_WHAT IS BEING ASKED_. Your answer should be a single number: the count of lines that hold the word "specification".

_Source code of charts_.
----------------

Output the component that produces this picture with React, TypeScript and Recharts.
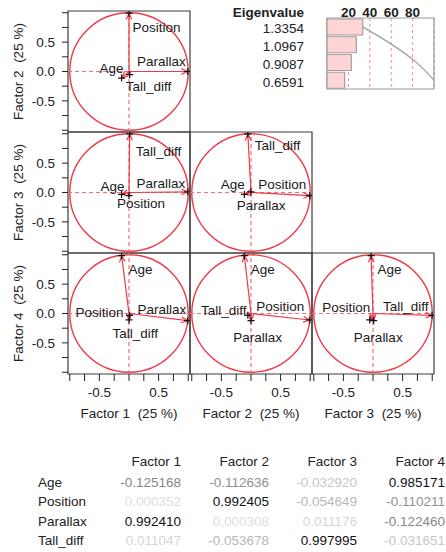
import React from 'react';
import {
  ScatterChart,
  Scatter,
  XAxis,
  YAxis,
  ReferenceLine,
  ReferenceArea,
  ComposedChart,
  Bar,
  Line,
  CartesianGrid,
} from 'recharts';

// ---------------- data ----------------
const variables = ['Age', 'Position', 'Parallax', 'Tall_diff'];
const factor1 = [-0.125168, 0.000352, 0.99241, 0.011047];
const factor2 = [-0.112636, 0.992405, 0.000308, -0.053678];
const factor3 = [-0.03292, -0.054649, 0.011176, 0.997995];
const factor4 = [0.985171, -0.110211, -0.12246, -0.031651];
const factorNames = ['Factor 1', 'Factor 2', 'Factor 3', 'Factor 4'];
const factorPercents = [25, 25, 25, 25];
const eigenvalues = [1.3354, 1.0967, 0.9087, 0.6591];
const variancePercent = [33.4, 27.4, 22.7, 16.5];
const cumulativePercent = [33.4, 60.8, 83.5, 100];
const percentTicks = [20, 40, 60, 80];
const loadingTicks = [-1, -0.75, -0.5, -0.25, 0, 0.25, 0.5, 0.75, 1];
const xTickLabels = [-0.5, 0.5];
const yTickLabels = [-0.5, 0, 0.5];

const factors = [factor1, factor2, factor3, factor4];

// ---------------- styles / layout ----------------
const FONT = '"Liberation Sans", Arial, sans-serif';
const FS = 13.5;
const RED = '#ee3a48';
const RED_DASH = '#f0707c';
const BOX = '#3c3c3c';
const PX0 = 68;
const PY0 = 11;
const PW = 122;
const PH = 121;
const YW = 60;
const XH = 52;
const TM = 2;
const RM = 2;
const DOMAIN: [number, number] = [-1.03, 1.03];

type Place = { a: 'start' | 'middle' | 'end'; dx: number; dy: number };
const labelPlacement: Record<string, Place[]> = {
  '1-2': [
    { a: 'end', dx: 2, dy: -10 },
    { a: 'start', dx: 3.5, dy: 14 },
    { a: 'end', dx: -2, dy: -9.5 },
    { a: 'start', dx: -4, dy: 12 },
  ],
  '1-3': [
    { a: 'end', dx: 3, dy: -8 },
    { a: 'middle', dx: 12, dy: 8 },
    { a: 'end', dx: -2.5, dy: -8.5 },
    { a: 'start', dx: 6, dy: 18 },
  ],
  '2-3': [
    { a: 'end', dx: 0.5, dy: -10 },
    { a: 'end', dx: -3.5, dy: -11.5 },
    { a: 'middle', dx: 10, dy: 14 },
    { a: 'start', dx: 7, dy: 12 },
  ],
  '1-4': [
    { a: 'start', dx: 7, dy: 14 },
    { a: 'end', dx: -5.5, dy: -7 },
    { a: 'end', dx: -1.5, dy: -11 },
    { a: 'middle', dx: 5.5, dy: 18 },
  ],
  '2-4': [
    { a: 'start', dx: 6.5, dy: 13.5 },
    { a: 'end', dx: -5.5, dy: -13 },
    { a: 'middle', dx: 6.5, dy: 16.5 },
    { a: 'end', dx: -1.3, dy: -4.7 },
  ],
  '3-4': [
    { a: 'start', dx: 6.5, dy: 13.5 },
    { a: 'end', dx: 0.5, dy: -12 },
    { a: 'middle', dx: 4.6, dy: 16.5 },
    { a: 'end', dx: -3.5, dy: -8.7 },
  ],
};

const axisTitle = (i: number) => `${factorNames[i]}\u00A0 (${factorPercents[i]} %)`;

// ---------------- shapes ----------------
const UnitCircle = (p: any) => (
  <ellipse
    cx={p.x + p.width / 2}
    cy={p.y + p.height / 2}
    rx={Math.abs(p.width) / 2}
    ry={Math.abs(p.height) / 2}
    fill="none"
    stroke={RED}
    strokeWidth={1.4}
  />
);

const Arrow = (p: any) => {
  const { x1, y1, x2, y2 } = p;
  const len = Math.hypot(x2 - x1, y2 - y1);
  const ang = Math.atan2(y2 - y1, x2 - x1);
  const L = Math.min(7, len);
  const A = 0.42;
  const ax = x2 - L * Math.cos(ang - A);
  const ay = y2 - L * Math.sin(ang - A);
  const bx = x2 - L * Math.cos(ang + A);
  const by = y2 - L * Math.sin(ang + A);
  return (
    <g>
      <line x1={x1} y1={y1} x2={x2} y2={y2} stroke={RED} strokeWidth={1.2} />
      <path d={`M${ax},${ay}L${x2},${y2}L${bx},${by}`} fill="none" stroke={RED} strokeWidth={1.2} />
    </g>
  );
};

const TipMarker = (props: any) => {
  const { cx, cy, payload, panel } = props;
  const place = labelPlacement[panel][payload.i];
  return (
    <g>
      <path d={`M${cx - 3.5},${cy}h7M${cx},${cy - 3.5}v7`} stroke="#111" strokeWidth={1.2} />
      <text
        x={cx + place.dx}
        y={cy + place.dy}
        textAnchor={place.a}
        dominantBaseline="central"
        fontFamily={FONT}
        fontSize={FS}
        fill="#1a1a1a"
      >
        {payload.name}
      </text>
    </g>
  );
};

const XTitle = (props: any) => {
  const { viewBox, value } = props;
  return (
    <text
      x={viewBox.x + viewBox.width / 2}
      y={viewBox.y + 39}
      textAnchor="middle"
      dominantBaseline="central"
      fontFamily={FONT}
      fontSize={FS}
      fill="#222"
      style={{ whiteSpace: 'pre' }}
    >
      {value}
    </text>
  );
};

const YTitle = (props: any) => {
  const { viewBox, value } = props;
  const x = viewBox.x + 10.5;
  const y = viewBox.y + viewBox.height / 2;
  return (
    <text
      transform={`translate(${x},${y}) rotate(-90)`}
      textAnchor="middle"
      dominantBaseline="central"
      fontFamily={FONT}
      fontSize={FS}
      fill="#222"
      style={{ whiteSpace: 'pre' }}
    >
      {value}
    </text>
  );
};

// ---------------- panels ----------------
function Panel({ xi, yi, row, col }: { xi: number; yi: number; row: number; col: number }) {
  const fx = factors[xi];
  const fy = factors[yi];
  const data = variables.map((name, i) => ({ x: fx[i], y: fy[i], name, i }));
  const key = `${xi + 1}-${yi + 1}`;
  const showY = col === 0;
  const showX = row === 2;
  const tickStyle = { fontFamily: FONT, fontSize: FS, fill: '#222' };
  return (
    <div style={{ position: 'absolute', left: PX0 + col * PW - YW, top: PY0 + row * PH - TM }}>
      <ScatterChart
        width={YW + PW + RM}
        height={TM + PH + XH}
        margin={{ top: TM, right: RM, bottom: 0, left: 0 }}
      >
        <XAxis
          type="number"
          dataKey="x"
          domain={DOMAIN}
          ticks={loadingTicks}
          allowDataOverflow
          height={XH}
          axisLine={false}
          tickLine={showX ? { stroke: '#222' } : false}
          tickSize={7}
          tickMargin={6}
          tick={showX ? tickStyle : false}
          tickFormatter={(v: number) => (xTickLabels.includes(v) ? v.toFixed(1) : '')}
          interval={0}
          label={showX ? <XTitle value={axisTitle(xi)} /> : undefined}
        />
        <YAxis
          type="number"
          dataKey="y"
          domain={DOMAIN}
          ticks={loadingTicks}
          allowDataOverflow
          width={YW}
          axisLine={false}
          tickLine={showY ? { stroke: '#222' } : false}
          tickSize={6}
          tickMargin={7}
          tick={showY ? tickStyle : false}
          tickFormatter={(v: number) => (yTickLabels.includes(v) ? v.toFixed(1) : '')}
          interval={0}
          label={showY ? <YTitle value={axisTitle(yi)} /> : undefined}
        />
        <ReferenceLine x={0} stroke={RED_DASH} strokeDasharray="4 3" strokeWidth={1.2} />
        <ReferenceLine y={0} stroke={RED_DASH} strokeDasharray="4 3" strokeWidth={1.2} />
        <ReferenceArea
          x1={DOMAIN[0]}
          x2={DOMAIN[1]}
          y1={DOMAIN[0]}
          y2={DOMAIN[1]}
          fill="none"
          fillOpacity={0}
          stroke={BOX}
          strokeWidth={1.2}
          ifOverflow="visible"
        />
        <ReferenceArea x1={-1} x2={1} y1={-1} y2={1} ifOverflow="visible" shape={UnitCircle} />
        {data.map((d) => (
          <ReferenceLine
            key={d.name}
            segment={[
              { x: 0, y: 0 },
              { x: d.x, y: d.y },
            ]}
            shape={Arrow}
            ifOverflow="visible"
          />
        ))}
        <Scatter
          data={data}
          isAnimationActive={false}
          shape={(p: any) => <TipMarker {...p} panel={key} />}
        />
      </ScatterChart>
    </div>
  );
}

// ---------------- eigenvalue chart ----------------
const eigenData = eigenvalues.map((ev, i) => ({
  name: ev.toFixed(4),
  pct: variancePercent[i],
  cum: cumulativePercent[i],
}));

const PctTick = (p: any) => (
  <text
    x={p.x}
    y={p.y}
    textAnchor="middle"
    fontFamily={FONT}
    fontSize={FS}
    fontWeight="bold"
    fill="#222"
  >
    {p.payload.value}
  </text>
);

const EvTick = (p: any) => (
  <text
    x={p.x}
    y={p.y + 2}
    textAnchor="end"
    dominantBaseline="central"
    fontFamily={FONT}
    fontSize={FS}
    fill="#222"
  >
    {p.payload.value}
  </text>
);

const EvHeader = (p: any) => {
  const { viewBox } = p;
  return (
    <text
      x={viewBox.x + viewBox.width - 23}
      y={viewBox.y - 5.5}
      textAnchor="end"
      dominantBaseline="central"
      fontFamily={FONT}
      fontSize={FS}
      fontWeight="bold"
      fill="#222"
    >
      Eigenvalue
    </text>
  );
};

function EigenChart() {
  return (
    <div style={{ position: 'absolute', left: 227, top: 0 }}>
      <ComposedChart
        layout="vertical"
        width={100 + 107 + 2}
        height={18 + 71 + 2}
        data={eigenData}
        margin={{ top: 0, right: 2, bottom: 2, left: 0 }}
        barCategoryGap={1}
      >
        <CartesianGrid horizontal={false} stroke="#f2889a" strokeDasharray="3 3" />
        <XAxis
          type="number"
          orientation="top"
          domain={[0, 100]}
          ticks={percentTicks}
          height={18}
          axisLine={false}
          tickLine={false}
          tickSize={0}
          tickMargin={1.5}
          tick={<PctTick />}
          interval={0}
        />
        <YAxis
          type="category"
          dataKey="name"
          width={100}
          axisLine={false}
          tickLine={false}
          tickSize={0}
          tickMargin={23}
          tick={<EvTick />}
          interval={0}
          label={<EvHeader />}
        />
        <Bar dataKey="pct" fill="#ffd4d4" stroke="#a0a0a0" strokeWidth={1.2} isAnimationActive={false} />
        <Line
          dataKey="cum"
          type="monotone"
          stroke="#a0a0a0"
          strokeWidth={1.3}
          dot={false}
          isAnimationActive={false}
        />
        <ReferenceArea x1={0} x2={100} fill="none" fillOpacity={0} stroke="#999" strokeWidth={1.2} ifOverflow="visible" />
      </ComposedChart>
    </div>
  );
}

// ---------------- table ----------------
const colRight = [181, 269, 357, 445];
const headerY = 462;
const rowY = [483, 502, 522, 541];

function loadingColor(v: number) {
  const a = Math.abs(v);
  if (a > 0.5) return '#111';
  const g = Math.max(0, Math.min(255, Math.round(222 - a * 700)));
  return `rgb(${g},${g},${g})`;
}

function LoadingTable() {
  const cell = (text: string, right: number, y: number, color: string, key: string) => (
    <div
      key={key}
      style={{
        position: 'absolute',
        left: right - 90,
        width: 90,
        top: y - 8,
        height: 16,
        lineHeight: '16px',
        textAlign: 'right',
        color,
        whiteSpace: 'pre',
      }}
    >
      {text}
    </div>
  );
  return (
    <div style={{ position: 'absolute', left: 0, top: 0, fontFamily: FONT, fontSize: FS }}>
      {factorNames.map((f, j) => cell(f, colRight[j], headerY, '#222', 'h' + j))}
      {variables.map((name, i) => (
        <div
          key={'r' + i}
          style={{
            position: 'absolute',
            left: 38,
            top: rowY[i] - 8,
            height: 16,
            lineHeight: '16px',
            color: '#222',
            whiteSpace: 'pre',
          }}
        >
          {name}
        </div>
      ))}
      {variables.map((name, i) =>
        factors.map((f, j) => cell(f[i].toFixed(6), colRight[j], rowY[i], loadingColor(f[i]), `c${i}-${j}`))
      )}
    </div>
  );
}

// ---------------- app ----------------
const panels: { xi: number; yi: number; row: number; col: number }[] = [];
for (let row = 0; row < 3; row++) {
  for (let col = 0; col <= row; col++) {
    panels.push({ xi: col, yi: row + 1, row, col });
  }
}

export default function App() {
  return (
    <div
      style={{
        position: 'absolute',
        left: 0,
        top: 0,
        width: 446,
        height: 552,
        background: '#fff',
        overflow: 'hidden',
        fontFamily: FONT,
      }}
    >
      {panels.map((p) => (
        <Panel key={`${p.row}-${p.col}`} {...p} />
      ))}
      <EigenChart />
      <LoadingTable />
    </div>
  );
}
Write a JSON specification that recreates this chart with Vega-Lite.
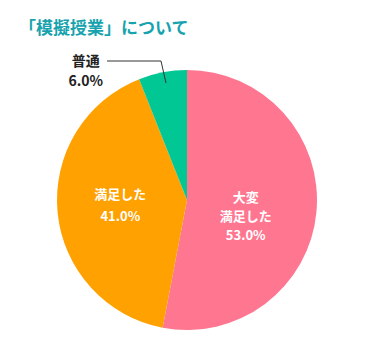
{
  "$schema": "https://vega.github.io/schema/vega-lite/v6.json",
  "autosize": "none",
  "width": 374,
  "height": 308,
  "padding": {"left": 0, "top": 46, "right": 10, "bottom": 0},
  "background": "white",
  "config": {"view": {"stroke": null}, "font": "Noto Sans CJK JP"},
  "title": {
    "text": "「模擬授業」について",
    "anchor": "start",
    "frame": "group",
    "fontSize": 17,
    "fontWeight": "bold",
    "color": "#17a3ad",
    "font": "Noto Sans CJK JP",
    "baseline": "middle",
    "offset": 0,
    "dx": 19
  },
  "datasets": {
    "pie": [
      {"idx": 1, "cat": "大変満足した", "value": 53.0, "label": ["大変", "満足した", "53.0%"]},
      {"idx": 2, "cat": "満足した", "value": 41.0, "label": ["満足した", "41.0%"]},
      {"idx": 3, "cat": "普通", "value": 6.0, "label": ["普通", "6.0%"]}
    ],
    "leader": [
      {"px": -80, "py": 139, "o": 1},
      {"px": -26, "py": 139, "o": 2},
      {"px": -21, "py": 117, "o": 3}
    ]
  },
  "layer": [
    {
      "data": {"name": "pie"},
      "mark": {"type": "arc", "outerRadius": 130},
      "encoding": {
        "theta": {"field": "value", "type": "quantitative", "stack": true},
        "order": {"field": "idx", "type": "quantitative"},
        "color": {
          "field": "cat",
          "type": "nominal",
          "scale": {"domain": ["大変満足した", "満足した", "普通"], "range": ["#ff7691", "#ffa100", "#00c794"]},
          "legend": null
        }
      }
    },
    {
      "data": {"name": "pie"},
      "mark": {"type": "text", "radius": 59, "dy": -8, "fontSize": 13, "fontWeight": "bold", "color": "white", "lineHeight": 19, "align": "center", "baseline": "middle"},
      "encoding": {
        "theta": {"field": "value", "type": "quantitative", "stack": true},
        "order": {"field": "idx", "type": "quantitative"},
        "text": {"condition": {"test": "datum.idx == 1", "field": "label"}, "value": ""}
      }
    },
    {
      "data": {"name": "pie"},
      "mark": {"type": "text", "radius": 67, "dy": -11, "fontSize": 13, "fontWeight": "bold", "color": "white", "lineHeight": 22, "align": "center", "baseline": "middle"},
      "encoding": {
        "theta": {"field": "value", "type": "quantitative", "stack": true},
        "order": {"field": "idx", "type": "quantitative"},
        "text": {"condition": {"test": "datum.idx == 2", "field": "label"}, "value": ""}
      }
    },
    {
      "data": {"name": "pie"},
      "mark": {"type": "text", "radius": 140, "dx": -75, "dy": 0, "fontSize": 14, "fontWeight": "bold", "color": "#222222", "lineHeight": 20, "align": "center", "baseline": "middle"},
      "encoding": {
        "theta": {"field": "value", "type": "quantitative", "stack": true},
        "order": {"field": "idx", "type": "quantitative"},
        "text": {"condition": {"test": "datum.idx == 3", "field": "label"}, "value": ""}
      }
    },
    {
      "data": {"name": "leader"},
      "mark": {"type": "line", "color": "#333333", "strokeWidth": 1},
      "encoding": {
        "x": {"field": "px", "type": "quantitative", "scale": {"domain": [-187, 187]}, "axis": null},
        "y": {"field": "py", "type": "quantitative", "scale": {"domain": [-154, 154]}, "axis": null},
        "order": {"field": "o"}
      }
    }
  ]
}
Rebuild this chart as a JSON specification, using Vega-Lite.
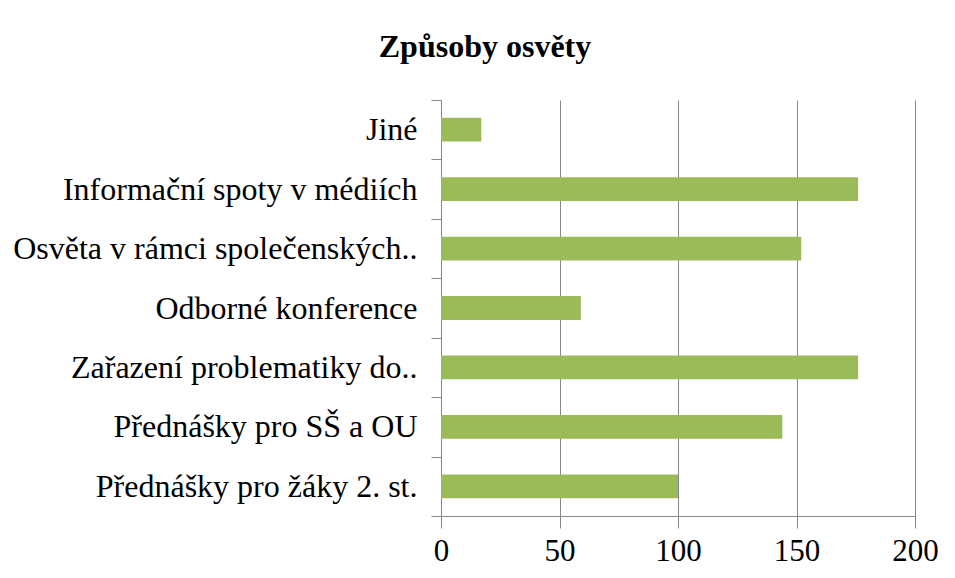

----------------

_THE OUTPUT_. 2